Certamente, perseguire una maggiore equità tra gli abitanti del pianeta risulta fondamentale e non solo per una questione ambientale. La necessità di migliorare le condizioni di vita dei cittadini dei Paesi in via di sviluppo è inderogabile e si accompagna all’urgenza di riportare lo stile di vita degli occidentali (in senso lato) su livelli di maggiore sobrietà. Ma questo sarebbe vero anche se non vi fosse alcun problema di natura climatica. Se aspettiamo la realizzazione di una uguaglianza economica tra le nazioni (e allora, perché non anche all’interno delle singole nazioni?) prima di intervenire sulle cause antropiche del cambiamento climatico, ci stiamo dicendo che intendiamo continuare con il trend attuale (o peggio). La lotta contro la povertà deve accompagnare la lotta al cambiamento climatico, non rinviarla.

Inoltre, la posizione espressa dal leader nazionalista indiano pecca anche di miopia (o forse peggio). Infatti, il suo popolo, come gli altri, è destinato a soffrire a causa dei cambiamenti climatici (3) . Come fa ad essere sicuro che la somma algebrica tra i benefici di un maggiore impulso economico (costruito sulle fonti fossili) e i conseguenti effetti nefasti sul clima sia positiva per tutti gli indiani? A quali classi sociali fa riferimento quando pensa alla “libertà” di continuare ad inquinare come un vantaggio? Nasce il sospetto che, al di là della retorica terzomondista, il signor Modi stia prendendo le parti di quella esigua fascia sociale che più ha beneficiato della crescita economica fin qui realizzata dall’India.

Infine, da un punto di vista pratico, se guardiamo il grafico sotto, si vede bene come l’Occidente (includendovi anche il Giappone) contribuisca oggi con meno del 20% alle emissioni planetarie.

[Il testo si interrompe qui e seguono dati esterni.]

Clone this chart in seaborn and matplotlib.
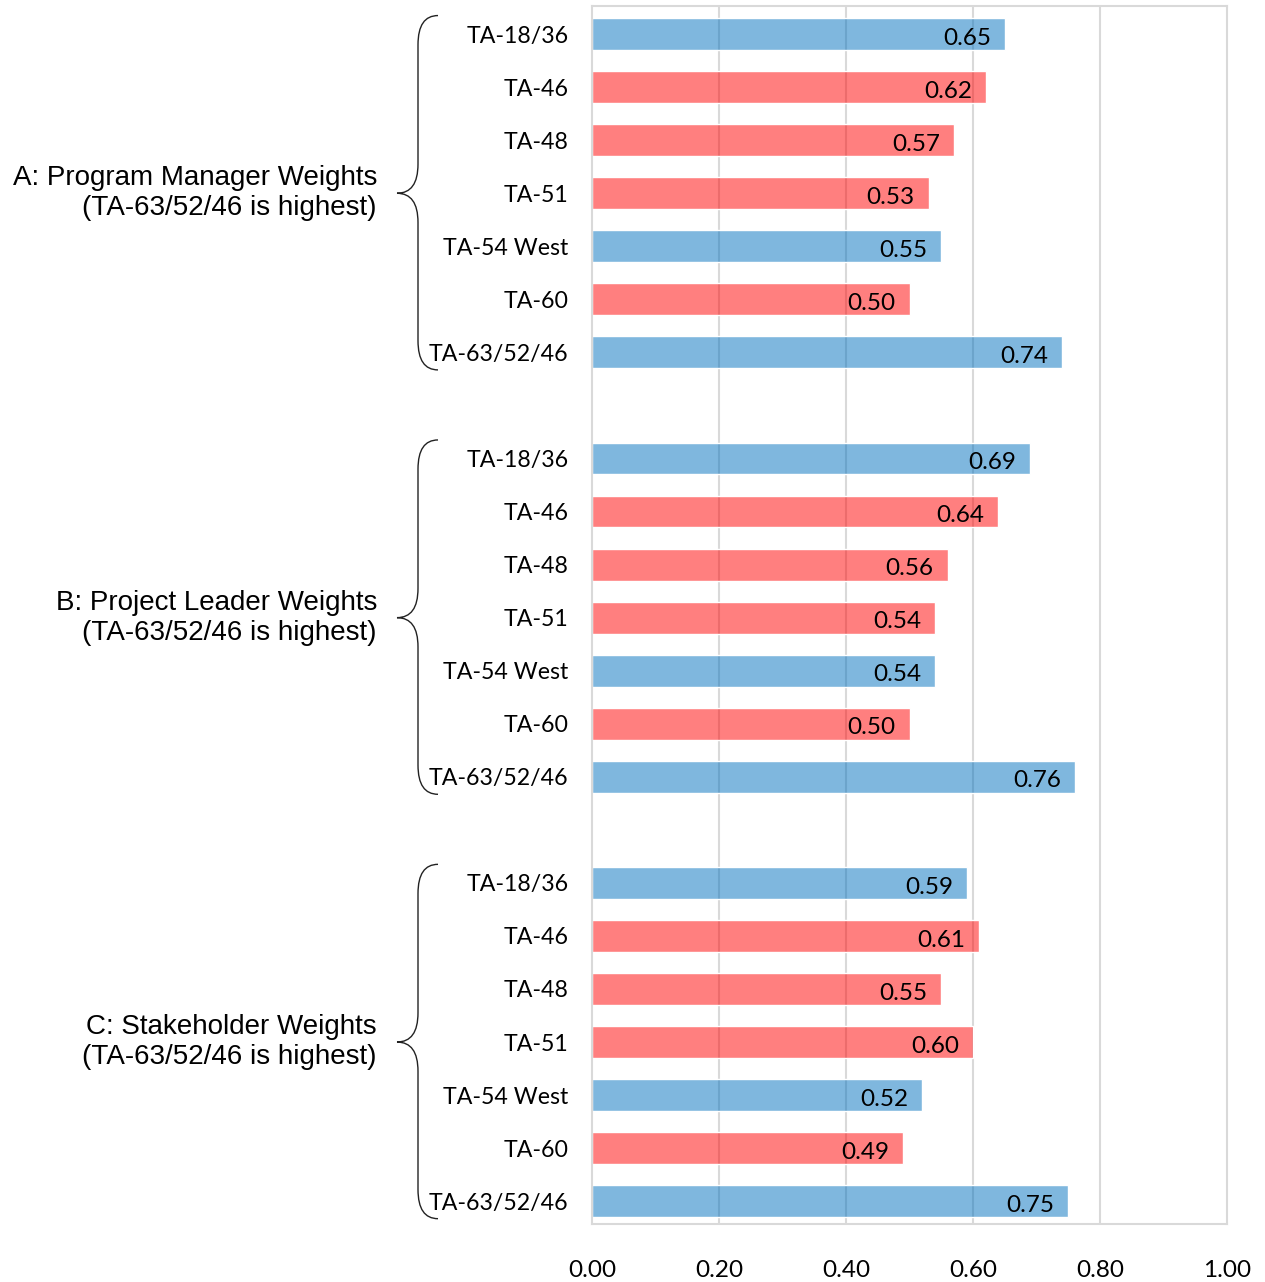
import numpy as np
import pandas as pd
import matplotlib
matplotlib.use('Agg')
import matplotlib.pyplot as plt
from matplotlib.path import Path
from matplotlib.patches import PathPatch
from matplotlib.transforms import blended_transform_factory
import seaborn as sns

# data
sites = ['TA-18/36', 'TA-46', 'TA-48', 'TA-51', 'TA-54 West', 'TA-60', 'TA-63/52/46']
site_kind = ['blue', 'red', 'red', 'red', 'blue', 'red', 'blue']
groups = ['A: Program Manager Weights\n(TA-63/52/46 is highest)',
          'B: Project Leader Weights\n(TA-63/52/46 is highest)',
          'C: Stakeholder Weights\n(TA-63/52/46 is highest)']
weights_a = [0.65, 0.62, 0.57, 0.53, 0.55, 0.50, 0.74]
weights_b = [0.69, 0.64, 0.56, 0.54, 0.54, 0.50, 0.76]
weights_c = [0.59, 0.61, 0.55, 0.60, 0.52, 0.49, 0.75]
x_ticks = [0.0, 0.2, 0.4, 0.6, 0.8, 1.0]

# build a long table, one row id per bar, blank rows between groups
rows = []
order = []
labels = []
for g, vals in enumerate([weights_a, weights_b, weights_c]):
    if g > 0:
        order.append(f'gap{g}')
        labels.append('')
    for site, kind, v in zip(sites, site_kind, vals):
        rid = f'{g}_{site}'
        rows.append({'row': rid, 'value': v, 'kind': kind})
        order.append(rid)
        labels.append(site)
df = pd.DataFrame(rows)

sns.set_style('white')
plt.rcParams['font.family'] = ['Lato', 'DejaVu Sans']
plt.rcParams['text.color'] = 'black'
plt.rcParams['xtick.color'] = 'black'
plt.rcParams['ytick.color'] = 'black'

W, H = 1265, 1282
fig = plt.figure(figsize=(W / 100, H / 100), dpi=100)
ax = fig.add_axes([592 / W, 1 - 1224 / H, 635 / W, 1218 / H])

palette = {'blue': (0.0, 0.44, 0.75, 0.5), 'red': (1.0, 0.0, 0.0, 0.5)}
sns.barplot(data=df, x='value', y='row', hue='kind', order=order, palette=palette,
            orient='h', dodge=False, width=0.6, legend=False, saturation=1, ax=ax,
            zorder=2)

ax.set_xlim(0, 1.0)
ax.set_ylim(len(order) - 0.57, -0.53)
ax.set_xticks(x_ticks)
ax.set_xticklabels([f'{t:.2f}' for t in x_ticks], fontsize=17.5)
ax.set_yticks(range(len(order)))
ax.set_yticklabels(labels, fontsize=16.7)
ax.tick_params(axis='y', length=0, pad=17)
ax.tick_params(axis='x', length=0, pad=26)
ax.set_xlabel('')
ax.set_ylabel('')
ax.grid(False)
for t in x_ticks[1:-1]:
    ax.axvline(t, color='#D9D9D9', lw=1.5, zorder=1)
for sp in ax.spines.values():
    sp.set_visible(True)
    sp.set_color('#D9D9D9')
    sp.set_linewidth(1.5)

# value labels inside the bar ends
for p in ax.patches:
    w = p.get_width()
    if np.isnan(w) or w == 0:
        continue
    yc = p.get_y() + p.get_height() / 2
    ax.annotate(f'{w:.2f}', (w, yc), xytext=(-10, -3), textcoords='offset points',
                ha='right', va='center', fontsize=17.5, color='black', zorder=3)

# group braces and labels
tr = blended_transform_factory(fig.transFigure, ax.transData)
xe, xl, xt = 438 / W, 418 / W, 397 / W
for g, name in enumerate(groups):
    top = g * 8 - 0.35
    bot = g * 8 + 6 + 0.33
    mid = g * 8 + 3
    r = 0.55
    verts = [(xe, top), (xl, top), (xl, top + r),
             (xl, mid - r), (xl, mid), (xt, mid),
             (xl, mid), (xl, mid + r),
             (xl, bot - r), (xl, bot), (xe, bot)]
    codes = [Path.MOVETO, Path.CURVE3, Path.CURVE3,
             Path.LINETO, Path.CURVE3, Path.CURVE3,
             Path.CURVE3, Path.CURVE3,
             Path.LINETO, Path.CURVE3, Path.CURVE3]
    ax.add_patch(PathPatch(Path(verts, codes), transform=tr, fill=False,
                           edgecolor='#222222', lw=1.0, clip_on=False))
    ax.text(377 / W, mid, name, transform=tr, ha='right', va='center',
            multialignment='right', fontsize=20, family=['Liberation Sans'],
            linespacing=1.2)

fig.savefig('out.png', dpi=100)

Per quanto ci si possa impegnare a ridurre tali emissioni, non si riuscirà mai a compensare i previsti aumenti della CO2 prodotta dalle sole Cina e India (oggi responsabili del 33,6% dell’inquinamento totale). Per perseguire un ragionevole obiettivo di riduzione delle emissioni globali occorre un serio impegno in tal senso da parte degli attuali maggiori produttori di CO2. Se ciò non avviene, l’ipotesi di riduzione dell’immissione nell’aria di nuovi gas serra diventa una favola e, conseguentemente, la deriva climatica non potrà che accelerare.

Insomma, per dirla con le parole di Jamieson, “le questioni ambientali, come quella del cambiamento climatico, sono ormai troppo impregnate di slogan politici e di battibecchi di parte. Colpevoli di questa situazione sono soprattutto i negazionisti del cambiamento climatico, ma anche gli ambientalisti non sono del tutto innocenti” (4) . Ci troviamo in una situazione che ricorda un classico problema della teoria dei giochi, ossia il dilemma del prigioniero: ognuno crede che risulti più vantaggioso perseguire il proprio interesse individuale piuttosto che accettare vincoli comuni. Il risultato finale, che si sta ormai profilando all’orizzonte, rischia di essere una dolorosa sconfitta per tutti.

email: toni_iero@virgilio.it

 

NOTE

1. D. Jamieson, “Reason in a Dark Time”, Oxford University Press 2014. Edizione italiana “Il tramonto della ragione”, Istituto della Enciclopedia Italiana 2021. Nella prefazione all’edizione italiana, Telmo Pievani scrive, a proposito della storia della lotta contro il cambiamento climatico: “Questa è la cronaca di un fallimento”. 

2. Per quanto concerne la persistenza media in anni della CO2 in atmosfera, l’IPCC considera un intervallo compreso tra i 50 e i 200 anni. È ben noto che vi sono altri gas in grado di determinare il cosiddetto effetto serra, si pensi al metano. Tuttavia, per vari motivi, essi risultano meno determinanti dell’anidride carbonica nel riscaldamento del pianeta.

3. “Delle 30 città più inquinate al mondo, 22 sono in India, dove il 18% delle morti sono riconducibili all’inquinamento … “. Carlo Pizzati, “Modi ‘festeggia’ la vittoria con un lockdown per smog. New Delhi oggi si ferma”, Repubblica 15 novembre 2021.

4. D. Jamieson, “Il tramonto della ragione”, Istituto della Enciclopedia Italiana 2021.